Sydney (AFP) – Australian mining giant BHP said Thursday it has made a $38.8 billion takeover bid for British rival Anglo American, a colossal deal with the potential to fundamentally reshape the sector.
Both companies have been wrestling with the transition away from traditional money makers such as gas and coal, increasingly eyeing opportunities to mine metals and critical minerals.
BHP said in a statement to the London Stock Exchange it was interested in Anglo American’s “world class copper assets”, which include operations in Peru and Chile. The mineral is critical to the world’s transition to renewable energy.
“The combination would bring together the strengths of BHP and Anglo American in an optimal structure,” the statement said, adding that the British group “would bring its assets and long-term growth potential”.
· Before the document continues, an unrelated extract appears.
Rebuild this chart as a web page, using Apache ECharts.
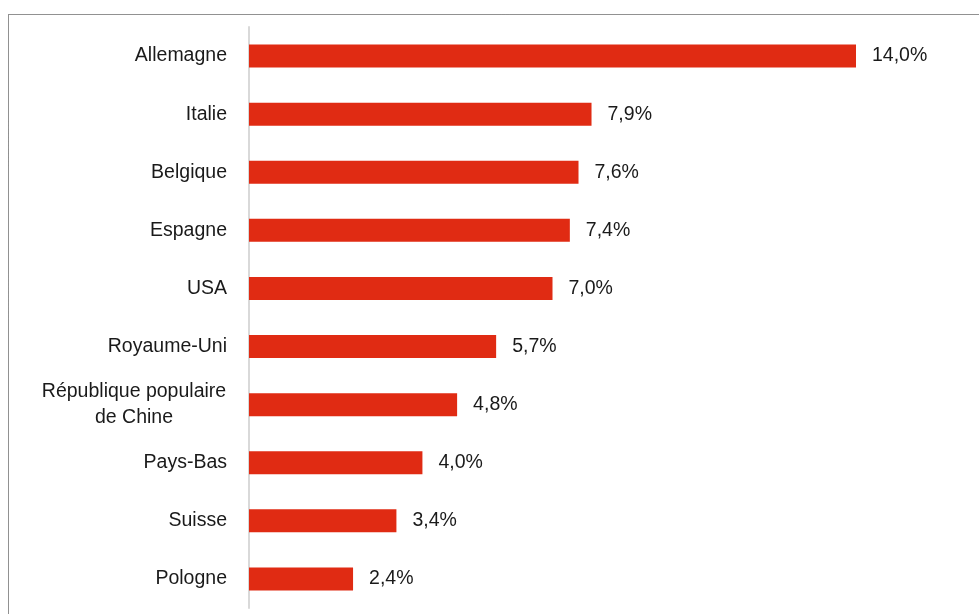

Neil Wilson, analyst at financial services firm Finalto, described it as a “monster” deal that “would create the world’s largest listed miner and copper producer”. Anglo American stocks jumped 13 percent in London trading. Market reaction was muted in Australia due to a public holiday.
“Anglo has not had a great year -– the rally …has erased the losses of the last 12 months,” Wilson said. Anglo American confirmed that its board was “reviewing” an offer from BHP but did not disclose the price. “There can be no certainty that any offer will be made nor as to the terms on which any such offer might be made,” Anglo American said in a statement. “Pending any further announcements Anglo American shareholders should take no action.”
– ‘Big Australian’ –
Nicknamed the “Big Australian”, BHP claims to be the largest mining company in the world with a market value of around $148 billion. Its longtime rival Anglo American has a market value of about $36 billion.
BHP said it was offering the UK group £25.08 per share in the deal. BHP’s offer would first hinge on Anglo American splitting off its platinum and iron ore holdings in South Africa. Such a move “could be politically sensitive”, Wilson said.
Anglo American announced this year plans to cut thousands of jobs across its platinum business, which was hit hard by low metal prices.
Dan Coatsworth, investment analyst at AJ Bell, said Anglo American was “a sitting duck” after its shares sharply fell last year. “That provided an opportunity for a larger rival to pounce on the business, taking a long-term view that its assets have considerable value and any short-term operational issues can be fixed,” he said.
BHP has signalled in recent years its growing appetite for copper, an increasingly in-demand metal that is playing a key role in global energy transitions. The International Energy Agency lists copper — commonly used in electrical wiring — as of “high importance” for the development of solar panels, electricity networks, electric vehicles and rechargeable batteries. BHP completed the $6 billion acquisition of Australian copper miner Oz Minerals in May last year.
– Crucial copper –
Australian renewable energy finance expert Tim Buckley was not convinced the takeover bid was a wise move. “I question what the takeover brings aside from complexity,” he told AFP before the bid was confirmed.
Both BHP and Anglo American have been hit by global downturns in nickel, which is essential for the manufacture of stainless steel and rechargeable batteries.
BHP reported an 86 percent slump in its half-year net profit this year, caused by a write-down of its nickel assets and costs related to a 2015 Brazilian mining disaster. Nickel prices have dropped about 40 percent in the past year as new refining techniques enabled low-quality metal from Indonesia to be used instead for batteries.